I’ve seen a trend in how people talk about vacations. Actually, maybe it’s not a trend as I’ve heard it for the past 20 years. People want to go on vacation and sit at the beach. Lie at the beach. In the sun. Doing nothing but reading. Relaxing.

Now, I love reading. Not in the sun, but I do love reading. I could probably spend a whole vacation, a week, several weeks, maybe even months, just reading.

But the best vacations I’ve had are the ones in which you try new things, are challenged in new ways and succeed. Sailing in the BVI, as the person in charge for the first time, was way more fun than any day I ever spent at the beach. (And, to be sure, I’ve found plenty of friends willing to go on these fun and challenging vacations!)

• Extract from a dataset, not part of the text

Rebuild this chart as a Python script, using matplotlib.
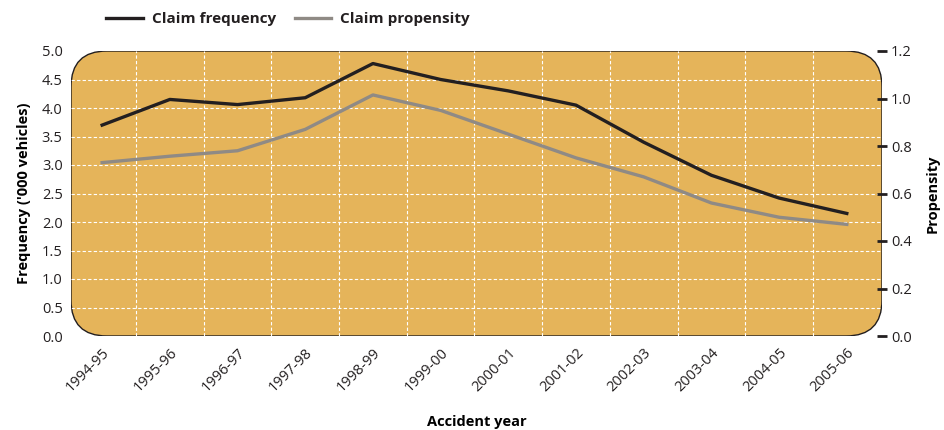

Same goes with work. You could probably pay me a lot of money to do nothing very challenging. Every time I see what someone pays to sit in business class, I think you could pay me that amount to not sit in business class! Just think, you pay $5,000 for business class on a 10 hour flight. For $500/hour, I’d happily sit in an economy seat! I can’t sleep, but I could read my book or talk to my neighbor. Things I’m happy to do for $500/hour. But it wouldn’t be a very rewarding job. I wouldn’t feel like I had accomplished anything (other than earning $5,000!) I wouldn’t feel like I had used any special skills or learned any new talents or made a difference in the world.

Now imagine a job where you had a meaningful challenge. A purpose like making sure the next billion people coming online have the ability to create their own content. Or a purpose like making sure people creating the apps of the future could focus on their apps instead of the infrastructure. That would be a meaningful challenge. And if you were doing it well – especially if you were doing it well with people that were equally motivated and fun to work with – you’d be having fun.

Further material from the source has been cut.